Set down word for word the lines running from the line with "Convert this screenshot to HTML." to the line with "ct.textContent=c;", ends included. Skip every picture.

> **Data provided**:
##############################

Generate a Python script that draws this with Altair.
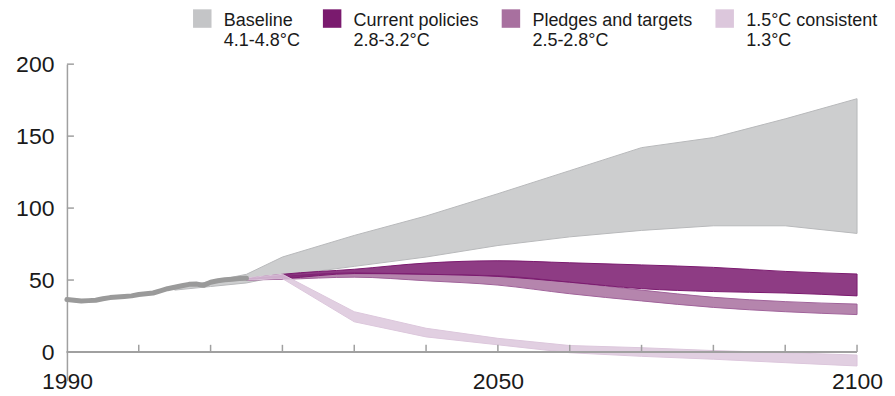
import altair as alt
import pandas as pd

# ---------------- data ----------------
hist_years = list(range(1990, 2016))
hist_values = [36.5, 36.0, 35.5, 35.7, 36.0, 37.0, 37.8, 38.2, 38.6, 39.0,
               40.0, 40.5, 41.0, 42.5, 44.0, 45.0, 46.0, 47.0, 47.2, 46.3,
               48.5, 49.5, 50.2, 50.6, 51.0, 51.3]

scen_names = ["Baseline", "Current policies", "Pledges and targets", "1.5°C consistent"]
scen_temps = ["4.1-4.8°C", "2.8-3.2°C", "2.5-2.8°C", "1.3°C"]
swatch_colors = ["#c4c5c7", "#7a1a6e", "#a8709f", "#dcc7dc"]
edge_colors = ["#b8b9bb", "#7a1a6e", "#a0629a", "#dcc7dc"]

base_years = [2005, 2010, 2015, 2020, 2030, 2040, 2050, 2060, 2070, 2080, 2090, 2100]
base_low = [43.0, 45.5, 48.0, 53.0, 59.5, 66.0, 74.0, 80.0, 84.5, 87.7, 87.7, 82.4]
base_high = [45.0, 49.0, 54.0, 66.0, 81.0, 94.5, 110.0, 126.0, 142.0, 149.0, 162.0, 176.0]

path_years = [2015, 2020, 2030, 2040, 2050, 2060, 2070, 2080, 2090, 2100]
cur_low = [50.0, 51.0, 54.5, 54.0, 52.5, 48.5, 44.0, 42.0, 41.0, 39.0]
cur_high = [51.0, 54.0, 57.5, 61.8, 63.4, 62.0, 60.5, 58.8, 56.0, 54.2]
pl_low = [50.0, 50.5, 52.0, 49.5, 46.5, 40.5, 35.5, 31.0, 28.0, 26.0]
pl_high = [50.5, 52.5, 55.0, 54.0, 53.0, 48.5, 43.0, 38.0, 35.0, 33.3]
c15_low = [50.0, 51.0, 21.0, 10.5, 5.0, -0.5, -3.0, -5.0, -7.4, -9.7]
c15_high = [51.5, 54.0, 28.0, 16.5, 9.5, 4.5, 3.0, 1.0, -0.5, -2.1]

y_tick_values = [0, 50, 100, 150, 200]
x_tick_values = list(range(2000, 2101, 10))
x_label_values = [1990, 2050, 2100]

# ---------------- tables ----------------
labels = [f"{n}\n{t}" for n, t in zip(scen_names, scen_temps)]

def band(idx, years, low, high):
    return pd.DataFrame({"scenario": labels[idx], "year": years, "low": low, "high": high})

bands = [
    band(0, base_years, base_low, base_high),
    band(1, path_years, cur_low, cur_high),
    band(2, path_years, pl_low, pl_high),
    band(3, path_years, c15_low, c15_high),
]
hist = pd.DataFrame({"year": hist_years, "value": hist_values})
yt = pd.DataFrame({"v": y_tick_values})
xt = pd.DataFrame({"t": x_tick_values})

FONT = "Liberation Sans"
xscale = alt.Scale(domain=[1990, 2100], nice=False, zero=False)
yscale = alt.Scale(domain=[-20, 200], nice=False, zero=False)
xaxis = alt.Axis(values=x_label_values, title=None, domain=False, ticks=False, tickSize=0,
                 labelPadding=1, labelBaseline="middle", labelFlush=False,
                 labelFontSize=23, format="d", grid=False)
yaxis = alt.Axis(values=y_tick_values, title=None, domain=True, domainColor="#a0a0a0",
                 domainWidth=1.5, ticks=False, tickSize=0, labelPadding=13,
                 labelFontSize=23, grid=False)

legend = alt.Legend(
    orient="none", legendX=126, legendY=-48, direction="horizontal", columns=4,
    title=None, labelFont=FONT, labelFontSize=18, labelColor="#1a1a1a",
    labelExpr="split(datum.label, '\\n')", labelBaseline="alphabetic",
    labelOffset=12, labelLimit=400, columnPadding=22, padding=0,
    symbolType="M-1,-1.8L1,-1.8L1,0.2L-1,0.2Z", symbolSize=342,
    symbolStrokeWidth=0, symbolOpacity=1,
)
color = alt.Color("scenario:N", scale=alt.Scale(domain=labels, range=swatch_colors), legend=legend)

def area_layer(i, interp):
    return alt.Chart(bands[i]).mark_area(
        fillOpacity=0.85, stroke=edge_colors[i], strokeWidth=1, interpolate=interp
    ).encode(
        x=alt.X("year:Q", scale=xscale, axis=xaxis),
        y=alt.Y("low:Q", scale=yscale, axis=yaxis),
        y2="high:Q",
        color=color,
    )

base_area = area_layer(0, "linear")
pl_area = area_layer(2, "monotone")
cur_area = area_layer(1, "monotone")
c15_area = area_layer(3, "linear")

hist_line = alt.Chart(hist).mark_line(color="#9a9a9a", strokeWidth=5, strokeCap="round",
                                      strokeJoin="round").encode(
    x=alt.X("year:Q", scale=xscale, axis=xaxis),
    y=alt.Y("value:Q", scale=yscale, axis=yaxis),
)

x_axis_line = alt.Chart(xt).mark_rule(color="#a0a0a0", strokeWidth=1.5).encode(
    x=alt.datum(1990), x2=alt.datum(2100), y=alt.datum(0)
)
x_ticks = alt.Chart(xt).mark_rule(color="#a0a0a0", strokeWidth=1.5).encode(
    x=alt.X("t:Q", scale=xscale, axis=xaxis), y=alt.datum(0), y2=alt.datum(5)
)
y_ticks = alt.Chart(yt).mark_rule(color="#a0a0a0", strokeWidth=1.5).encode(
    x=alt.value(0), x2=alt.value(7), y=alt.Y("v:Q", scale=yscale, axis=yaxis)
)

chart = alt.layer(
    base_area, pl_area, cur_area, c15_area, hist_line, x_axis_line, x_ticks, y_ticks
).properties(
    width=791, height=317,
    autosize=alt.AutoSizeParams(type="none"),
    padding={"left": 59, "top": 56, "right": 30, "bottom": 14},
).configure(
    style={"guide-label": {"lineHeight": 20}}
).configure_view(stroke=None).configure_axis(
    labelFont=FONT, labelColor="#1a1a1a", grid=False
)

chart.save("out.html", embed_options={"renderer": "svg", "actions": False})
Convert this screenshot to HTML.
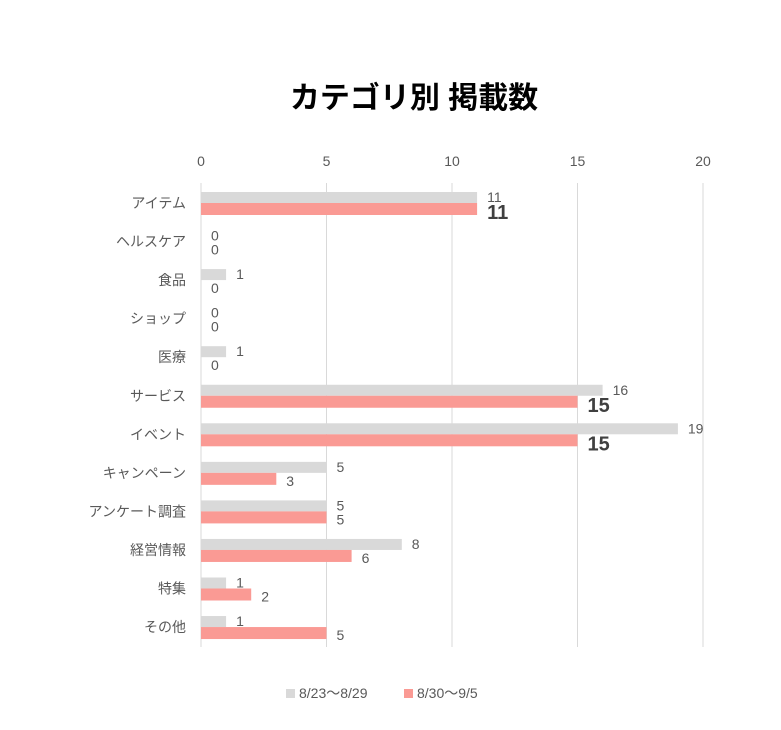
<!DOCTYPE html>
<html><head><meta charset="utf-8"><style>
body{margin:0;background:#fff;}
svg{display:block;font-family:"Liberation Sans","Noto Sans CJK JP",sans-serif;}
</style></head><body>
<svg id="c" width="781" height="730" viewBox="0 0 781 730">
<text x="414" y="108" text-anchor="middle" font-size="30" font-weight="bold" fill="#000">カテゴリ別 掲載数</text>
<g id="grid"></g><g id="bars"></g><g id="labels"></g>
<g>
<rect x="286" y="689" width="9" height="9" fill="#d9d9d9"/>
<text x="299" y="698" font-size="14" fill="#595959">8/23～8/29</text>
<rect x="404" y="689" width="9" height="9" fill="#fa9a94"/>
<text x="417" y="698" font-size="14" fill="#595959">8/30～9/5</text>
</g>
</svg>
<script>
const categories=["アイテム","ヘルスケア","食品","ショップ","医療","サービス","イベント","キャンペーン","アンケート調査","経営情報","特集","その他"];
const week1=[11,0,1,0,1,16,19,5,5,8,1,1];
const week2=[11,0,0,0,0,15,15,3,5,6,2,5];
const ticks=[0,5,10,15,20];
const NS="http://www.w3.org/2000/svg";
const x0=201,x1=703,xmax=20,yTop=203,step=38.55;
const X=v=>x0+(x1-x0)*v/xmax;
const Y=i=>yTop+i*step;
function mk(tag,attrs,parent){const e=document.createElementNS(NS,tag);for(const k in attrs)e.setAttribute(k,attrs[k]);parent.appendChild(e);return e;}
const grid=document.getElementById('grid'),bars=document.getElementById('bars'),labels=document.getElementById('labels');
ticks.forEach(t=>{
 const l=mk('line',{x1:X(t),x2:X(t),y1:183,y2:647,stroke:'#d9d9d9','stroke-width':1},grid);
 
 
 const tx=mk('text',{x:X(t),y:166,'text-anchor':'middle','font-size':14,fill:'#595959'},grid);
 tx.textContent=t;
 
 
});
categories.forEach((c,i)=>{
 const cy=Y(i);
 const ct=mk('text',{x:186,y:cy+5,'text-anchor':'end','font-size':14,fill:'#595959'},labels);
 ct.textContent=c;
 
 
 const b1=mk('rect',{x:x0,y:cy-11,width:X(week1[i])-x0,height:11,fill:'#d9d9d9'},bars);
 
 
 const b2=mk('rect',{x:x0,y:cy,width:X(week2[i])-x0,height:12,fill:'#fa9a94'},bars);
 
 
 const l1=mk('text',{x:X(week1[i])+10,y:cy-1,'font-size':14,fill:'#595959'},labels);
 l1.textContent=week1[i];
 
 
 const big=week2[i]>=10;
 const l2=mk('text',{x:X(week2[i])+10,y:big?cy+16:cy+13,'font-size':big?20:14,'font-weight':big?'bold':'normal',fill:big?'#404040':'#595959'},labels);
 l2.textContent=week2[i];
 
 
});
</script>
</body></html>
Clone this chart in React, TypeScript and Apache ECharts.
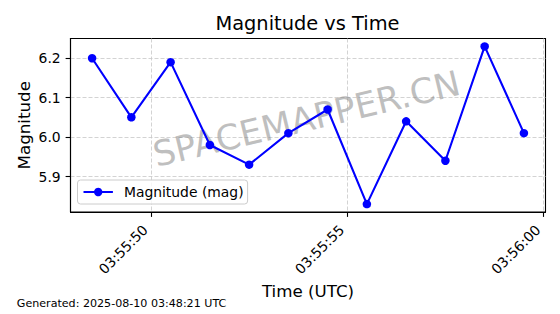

##############################

> **Output of the task**:
Convert this screenshot to HTML.
<!DOCTYPE html>
<html><head><meta charset="utf-8"><style>
body{margin:0;background:#fff;}
svg{display:block;font-family:"Liberation Sans","Noto Sans CJK JP",sans-serif;}
</style></head><body>
<svg id="c" width="781" height="730" viewBox="0 0 781 730">
<text x="414" y="108" text-anchor="middle" font-size="30" font-weight="bold" fill="#000">カテゴリ別 掲載数</text>
<g id="grid"></g><g id="bars"></g><g id="labels"></g>
<g>
<rect x="286" y="689" width="9" height="9" fill="#d9d9d9"/>
<text x="299" y="698" font-size="14" fill="#595959">8/23～8/29</text>
<rect x="404" y="689" width="9" height="9" fill="#fa9a94"/>
<text x="417" y="698" font-size="14" fill="#595959">8/30～9/5</text>
</g>
</svg>
<script>
const categories=["アイテム","ヘルスケア","食品","ショップ","医療","サービス","イベント","キャンペーン","アンケート調査","経営情報","特集","その他"];
const week1=[11,0,1,0,1,16,19,5,5,8,1,1];
const week2=[11,0,0,0,0,15,15,3,5,6,2,5];
const ticks=[0,5,10,15,20];
const NS="http://www.w3.org/2000/svg";
const x0=201,x1=703,xmax=20,yTop=203,step=38.55;
const X=v=>x0+(x1-x0)*v/xmax;
const Y=i=>yTop+i*step;
function mk(tag,attrs,parent){const e=document.createElementNS(NS,tag);for(const k in attrs)e.setAttribute(k,attrs[k]);parent.appendChild(e);return e;}
const grid=document.getElementById('grid'),bars=document.getElementById('bars'),labels=document.getElementById('labels');
ticks.forEach(t=>{
 const l=mk('line',{x1:X(t),x2:X(t),y1:183,y2:647,stroke:'#d9d9d9','stroke-width':1},grid);
 
 
 const tx=mk('text',{x:X(t),y:166,'text-anchor':'middle','font-size':14,fill:'#595959'},grid);
 tx.textContent=t;
 
 
});
categories.forEach((c,i)=>{
 const cy=Y(i);
 const ct=mk('text',{x:186,y:cy+5,'text-anchor':'end','font-size':14,fill:'#595959'},labels);
 ct.textContent=c;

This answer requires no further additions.